## DATASET EXTRACT:
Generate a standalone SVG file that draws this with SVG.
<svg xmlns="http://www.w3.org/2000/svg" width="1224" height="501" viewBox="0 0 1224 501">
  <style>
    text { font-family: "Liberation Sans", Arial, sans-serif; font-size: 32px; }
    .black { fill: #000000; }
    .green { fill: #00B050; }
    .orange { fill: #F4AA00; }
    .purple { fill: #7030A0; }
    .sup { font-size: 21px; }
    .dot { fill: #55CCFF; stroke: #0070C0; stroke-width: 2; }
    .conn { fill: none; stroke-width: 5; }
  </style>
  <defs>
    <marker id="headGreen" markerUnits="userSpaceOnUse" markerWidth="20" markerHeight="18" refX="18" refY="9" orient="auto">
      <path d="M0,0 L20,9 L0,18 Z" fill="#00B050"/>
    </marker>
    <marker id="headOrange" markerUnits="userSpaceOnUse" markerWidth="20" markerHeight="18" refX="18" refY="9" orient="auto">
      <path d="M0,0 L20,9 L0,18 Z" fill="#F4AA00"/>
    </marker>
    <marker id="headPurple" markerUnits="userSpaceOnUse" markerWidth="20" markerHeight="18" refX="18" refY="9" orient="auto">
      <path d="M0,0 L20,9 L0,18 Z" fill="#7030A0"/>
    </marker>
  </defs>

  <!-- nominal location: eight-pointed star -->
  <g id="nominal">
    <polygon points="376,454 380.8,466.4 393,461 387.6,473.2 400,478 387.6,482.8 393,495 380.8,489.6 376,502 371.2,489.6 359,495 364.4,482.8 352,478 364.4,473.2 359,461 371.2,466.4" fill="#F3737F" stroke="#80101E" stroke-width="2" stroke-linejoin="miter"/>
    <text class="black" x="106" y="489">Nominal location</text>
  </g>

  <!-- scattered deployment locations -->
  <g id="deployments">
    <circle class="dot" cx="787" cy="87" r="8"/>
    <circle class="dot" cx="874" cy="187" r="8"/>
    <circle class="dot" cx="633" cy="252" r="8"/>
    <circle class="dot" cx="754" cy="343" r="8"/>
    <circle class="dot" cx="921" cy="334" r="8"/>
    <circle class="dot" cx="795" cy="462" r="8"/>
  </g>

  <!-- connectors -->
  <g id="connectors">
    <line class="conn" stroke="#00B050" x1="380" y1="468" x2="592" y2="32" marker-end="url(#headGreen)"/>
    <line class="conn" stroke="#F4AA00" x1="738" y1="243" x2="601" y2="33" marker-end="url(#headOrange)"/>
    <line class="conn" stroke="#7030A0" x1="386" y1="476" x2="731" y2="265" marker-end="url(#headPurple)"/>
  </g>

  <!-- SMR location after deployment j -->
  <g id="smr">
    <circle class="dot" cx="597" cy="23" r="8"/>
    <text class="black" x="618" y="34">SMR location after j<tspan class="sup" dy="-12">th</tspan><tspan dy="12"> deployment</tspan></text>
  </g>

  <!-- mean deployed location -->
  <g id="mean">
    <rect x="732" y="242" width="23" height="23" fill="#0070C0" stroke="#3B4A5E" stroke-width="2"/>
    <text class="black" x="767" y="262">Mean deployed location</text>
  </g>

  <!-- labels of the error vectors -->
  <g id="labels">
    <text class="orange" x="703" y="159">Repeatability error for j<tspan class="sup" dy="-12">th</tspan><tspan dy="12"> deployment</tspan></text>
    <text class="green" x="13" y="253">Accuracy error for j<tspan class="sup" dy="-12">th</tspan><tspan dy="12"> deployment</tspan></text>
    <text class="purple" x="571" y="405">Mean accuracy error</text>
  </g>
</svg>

## PROBLEM STATEMENT:
Your task is to transcribe the listing above in full, exactly as given.

## FINISHED TASK:
Generate a standalone SVG file that draws this with SVG.
<svg xmlns="http://www.w3.org/2000/svg" width="1224" height="501" viewBox="0 0 1224 501">
  <style>
    text { font-family: "Liberation Sans", Arial, sans-serif; font-size: 32px; }
    .black { fill: #000000; }
    .green { fill: #00B050; }
    .orange { fill: #F4AA00; }
    .purple { fill: #7030A0; }
    .sup { font-size: 21px; }
    .dot { fill: #55CCFF; stroke: #0070C0; stroke-width: 2; }
    .conn { fill: none; stroke-width: 5; }
  </style>
  <defs>
    <marker id="headGreen" markerUnits="userSpaceOnUse" markerWidth="20" markerHeight="18" refX="18" refY="9" orient="auto">
      <path d="M0,0 L20,9 L0,18 Z" fill="#00B050"/>
    </marker>
    <marker id="headOrange" markerUnits="userSpaceOnUse" markerWidth="20" markerHeight="18" refX="18" refY="9" orient="auto">
      <path d="M0,0 L20,9 L0,18 Z" fill="#F4AA00"/>
    </marker>
    <marker id="headPurple" markerUnits="userSpaceOnUse" markerWidth="20" markerHeight="18" refX="18" refY="9" orient="auto">
      <path d="M0,0 L20,9 L0,18 Z" fill="#7030A0"/>
    </marker>
  </defs>

  <!-- nominal location: eight-pointed star -->
  <g id="nominal">
    <polygon points="376,454 380.8,466.4 393,461 387.6,473.2 400,478 387.6,482.8 393,495 380.8,489.6 376,502 371.2,489.6 359,495 364.4,482.8 352,478 364.4,473.2 359,461 371.2,466.4" fill="#F3737F" stroke="#80101E" stroke-width="2" stroke-linejoin="miter"/>
    <text class="black" x="106" y="489">Nominal location</text>
  </g>

  <!-- scattered deployment locations -->
  <g id="deployments">
    <circle class="dot" cx="787" cy="87" r="8"/>
    <circle class="dot" cx="874" cy="187" r="8"/>
    <circle class="dot" cx="633" cy="252" r="8"/>
    <circle class="dot" cx="754" cy="343" r="8"/>
    <circle class="dot" cx="921" cy="334" r="8"/>
    <circle class="dot" cx="795" cy="462" r="8"/>
  </g>

  <!-- connectors -->
  <g id="connectors">
    <line class="conn" stroke="#00B050" x1="380" y1="468" x2="592" y2="32" marker-end="url(#headGreen)"/>
    <line class="conn" stroke="#F4AA00" x1="738" y1="243" x2="601" y2="33" marker-end="url(#headOrange)"/>
    <line class="conn" stroke="#7030A0" x1="386" y1="476" x2="731" y2="265" marker-end="url(#headPurple)"/>
  </g>

  <!-- SMR location after deployment j -->
  <g id="smr">
    <circle class="dot" cx="597" cy="23" r="8"/>
    <text class="black" x="618" y="34">SMR location after j<tspan class="sup" dy="-12">th</tspan><tspan dy="12"> deployment</tspan></text>
  </g>

  <!-- mean deployed location -->
  <g id="mean">
    <rect x="732" y="242" width="23" height="23" fill="#0070C0" stroke="#3B4A5E" stroke-width="2"/>
    <text class="black" x="767" y="262">Mean deployed location</text>
  </g>

  <!-- labels of the error vectors -->
  <g id="labels">
    <text class="orange" x="703" y="159">Repeatability error for j<tspan class="sup" dy="-12">th</tspan><tspan dy="12"> deployment</tspan></text>
    <text class="green" x="13" y="253">Accuracy error for j<tspan class="sup" dy="-12">th</tspan><tspan dy="12"> deployment</tspan></text>
    <text class="purple" x="571" y="405">Mean accuracy error</text>
  </g>
</svg>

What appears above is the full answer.